La cour européenne a donc répondu en limitant à la portée européenne du droit au déréférencement. Associé à une exigence de mise en place de mesures complémentaires « (…) en combinaison avec des mesures qui, tout en satisfaisant aux exigences légales, permettent effectivement d’empêcher ou, à tout le moins, de sérieusement décourager les internautes (…) ».
De plus, la Cour reconnait la compétence des autorités nationales de contrôle ou judiciaires pour ordonner le déréférencement de résultats sur toutes les versions d’un moteur de recherche après la mise en balance des droits précédemment cités. Cette compétence donne un pouvoir d’obligation qui devra s’apprécier casuistiquement et non pas être mis en place systématiquement comme la CNIL le faisait.
Une application de la décision de la Cour de justice de l’Union européenne dans le droit français par le Conseil d’État.
La haute autorité administrative française a tiré les conséquences directes de la jurisprudence européenne.
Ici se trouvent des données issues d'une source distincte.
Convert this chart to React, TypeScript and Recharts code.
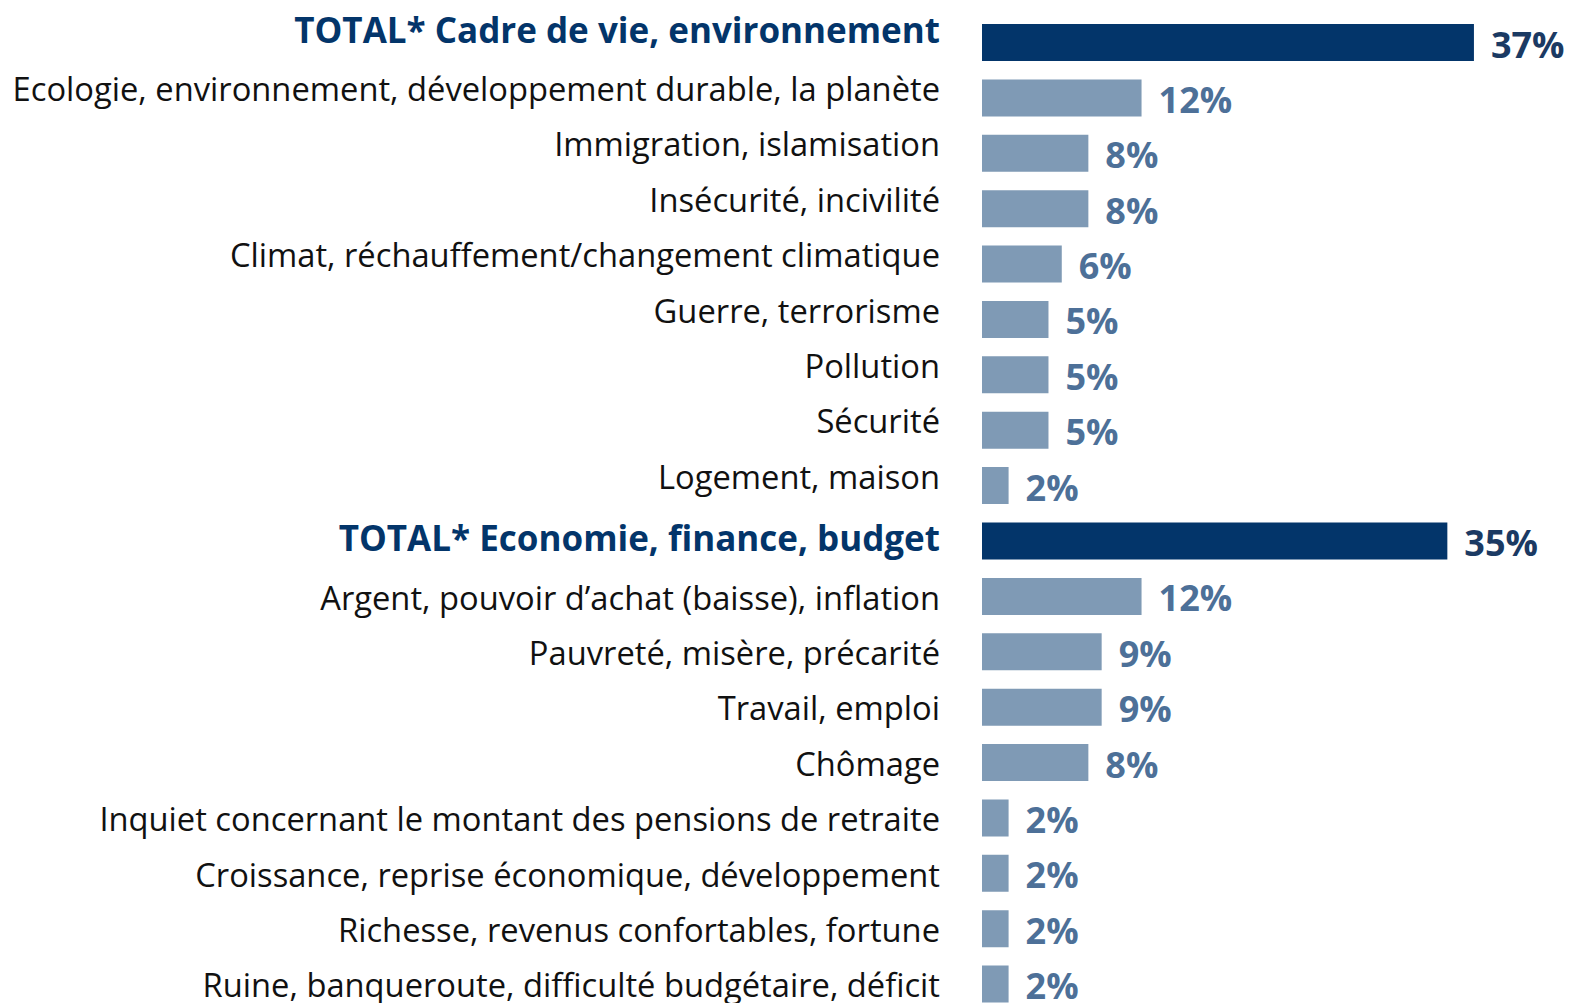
import { BarChart, Bar, XAxis, YAxis, Cell, LabelList } from "recharts"

const categories = [
  "TOTAL* Cadre de vie, environnement",
  "Ecologie, environnement, développement durable, la planète",
  "Immigration, islamisation",
  "Insécurité, incivilité",
  "Climat, réchauffement/changement climatique",
  "Guerre, terrorisme",
  "Pollution",
  "Sécurité",
  "Logement, maison",
  "TOTAL* Economie, finance, budget",
  "Argent, pouvoir d’achat (baisse), inflation",
  "Pauvreté, misère, précarité",
  "Travail, emploi",
  "Chômage",
  "Inquiet concernant le montant des pensions de retraite",
  "Croissance, reprise économique, développement",
  "Richesse, revenus confortables, fortune",
  "Ruine, banqueroute, difficulté budgétaire, déficit",
]

const values = [37, 12, 8, 8, 6, 5, 5, 5, 2, 35, 12, 9, 9, 8, 2, 2, 2, 2]

const totals = [true, false, false, false, false, false, false, false, false, true, false, false, false, false, false, false, false, false]

const data = categories.map((name, i) => ({ name, value: values[i], total: totals[i] }))

const DARK = "#03356A"
const LIGHT = "#7F9AB5"
const FONT = "'Open Sans', sans-serif"

// the second block of labels sits a bit lower against its bars in the original
const secondGroupStart = totals.lastIndexOf(true)

const CategoryTick = (props: any) => {
  const { x, y, payload, index } = props
  const isTotal = totals[index]
  const shift = index >= secondGroupStart ? 10 : 0
  return (
    <text
      x={x}
      y={y}
      dy={(isTotal ? 0 : 3) + shift}
      textAnchor="end"
      fontFamily={FONT}
      fontSize={isTotal ? 35 : 32.7}
      fontWeight={isTotal ? 700 : 400}
      fill={isTotal ? DARK : "#111111"}
    >
      {payload.value}
    </text>
  )
}

const ValueLabel = (props: any) => {
  const { x, y, width, height, value, index } = props
  const isTotal = totals[index]
  return (
    <text
      x={x + width + 17}
      y={y + height / 2}
      dy={15}
      textAnchor="start"
      fontFamily={FONT}
      fontSize={36}
      fontWeight={700}
      fill={isTotal ? "#1B3A63" : "#4D7098"}
    >
      {value}%
    </text>
  )
}

export default function App() {
  return (
    <div style={{ position: "absolute", left: 0, top: 0, background: "#fff" }}>
      <BarChart
        layout="vertical"
        width={1571}
        height={1012}
        data={data}
        margin={{ top: 15, right: 0, bottom: 0, left: 0 }}
        barSize={37}
      >
        <XAxis type="number" domain={[0, 44.3]} hide />
        <YAxis
          type="category"
          dataKey="name"
          width={982}
          axisLine={false}
          tickLine={false}
          tickSize={0}
          tickMargin={42}
          interval={0}
          tick={<CategoryTick />}
        />
        <Bar dataKey="value" isAnimationActive={false}>
          {data.map((d, i) => (
            <Cell key={`cell-${i}`} fill={d.total ? DARK : LIGHT} />
          ))}
          <LabelList dataKey="value" content={<ValueLabel />} />
        </Bar>
      </BarChart>
    </div>
  )
}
Celle-ci les a ensuite appliquées au contentieux opposant la CNIL et la société Google Inc.
En substituant la base légale au cours de la procédure a commis une erreur de droit, la Cour rappelle que les faits reprochés à Google Inc. doivent être jugés selon la loi du 6 janvier 1978 modifiée transposant la directive du 24 octobre 1995, puisque la sanction de la CNIL date de 2016.
La société Google Inc. avait procédé dans un premier temps à un déréférencement limité au pays du demandeur. Puis il a effectué un déréférencement européen suite à la mise en demeure prononcée à son encontre. La Cour européenne a rappelé que c’était le principe applicable en France.
En effet, le Conseil d’État constate que le droit français ne dispose pas de texte pouvant permettre à la CNIL de prononcer un ordre de déréférencement mondial.
Au regard de ces éléments le Conseil d’État a constaté que la décision de la CNIL n’était pas en accord avec la jurisprudence de 2019 de la CJUE. Il a donc prononcé l’annulation de la délibération sanctionnant Google Inc.